Thanks guys. I didn't even think to try carrying something across the room myself; I was so concentrating on the poses of my puppet for each frame. Duh! Trying out the real action first is a no-brainer... Also, it is playing at 30fps... I doubled the frames and then didn't pay attention when exporting. It looks better at 24fps. With the head wobble, I didn't notice it at first. It seems that when the chest tips forward or back the head shouldn't tip with it? Great stuff! Also, I know that whenever I've tried something new I spend a lot of time with the technical stuff before things start to feel comfortable. I get off on both parts:) 

Some people do approach it very technically and make it work - it all depends on what feels right to you. 

I wasn't really saying the head shouldn't tip with the chest, but it should move smoothly.

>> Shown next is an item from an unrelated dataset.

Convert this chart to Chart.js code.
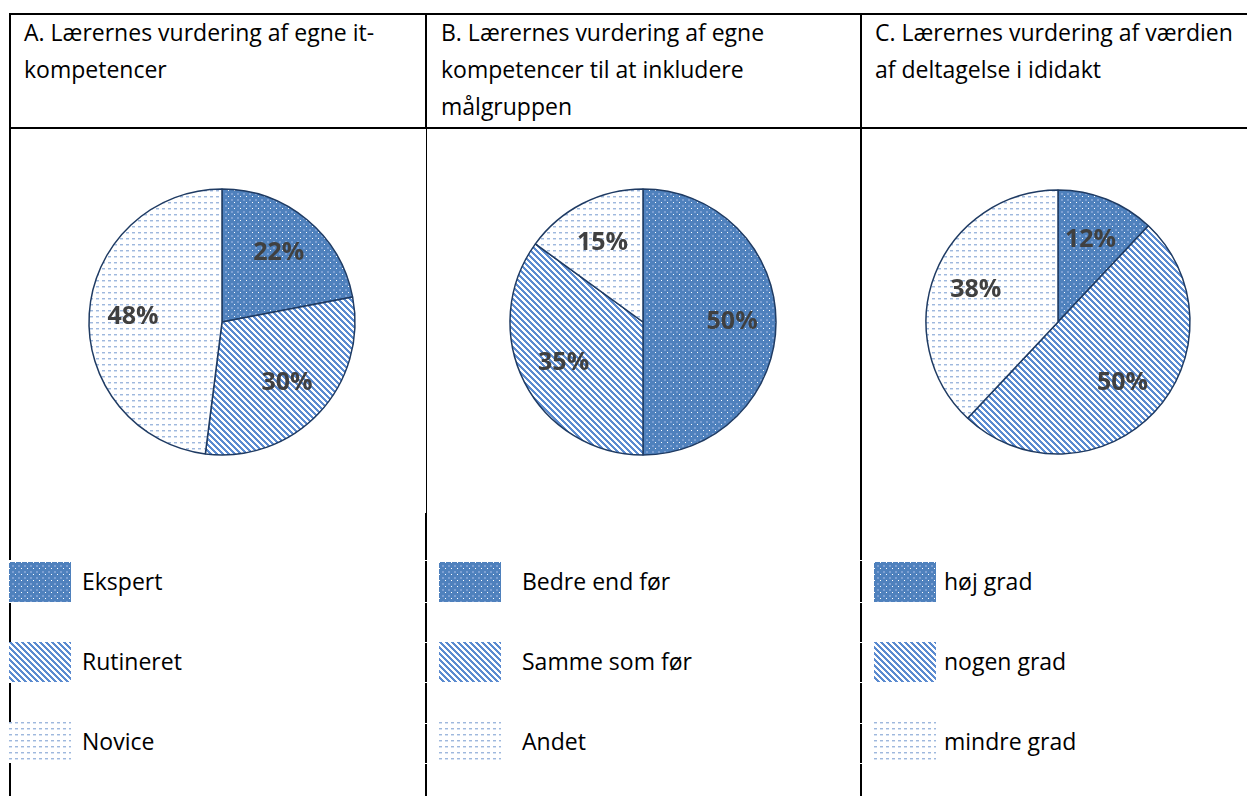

Look at a couple of movies or TV shows and watch people walking (or maybe you can observe them in the wild?) - if somebody's head jiggles around when they're walking it tends to make them seem drunk or elderly or like there's something wrong. Though some people let their head bob up and down rhythmically or tilt a little from side to side as they walk. If you do get the Animator's Survival Kit (highly recommended) it goes very deep into walks of all kinds. After plowing through it you'll be ready to analyze walks of all kinds. 

And maybe the reason I can get away with just winging it is because my puppets have short little legs, they only manage to squeeze in 2 or 3 frames per step (one foot), maybe 4 at the outside. With more realistically proportioned legs I guess things get more critical and you need to pay a lot more attention to the technical stuff. 

Halfway through my second walk... Here's what I've learned: More toe wire. He's getting a little soft on his toes; a loose deck of cards for a set piece isn't a good idea; roll up shirt sleeves; after fiddling with a pose for 10 minutes, don't forget to grab the frame before moving on; and don't forget to focus once in a while. Great fun. I hope to finish the walk tomorrow. I'll post it when I do. Cheers for now.

Lol yeah, I can see where a loose deck of cards could easily become a nightmare! Moral of the story - everything on set must be secured somehow. This is why a glue gun is one of your best friends - it grabs instantly and doesn't need to be held or clamped to set up like most glues, and when you're done just douse with some isopropyl alcohol to debond - let it soak in for 30 seconds or a minute, then it should just pop apart easily. 

And for those props that need to be temporarily secured but still need to move, your other best friend is microcrystalline wax. I use a brand called Museum Wax by Quakehold! (the ! is part of the name). My sets are held together pretty much entirely by hotglue, and every prop has either hotglue or wax under it.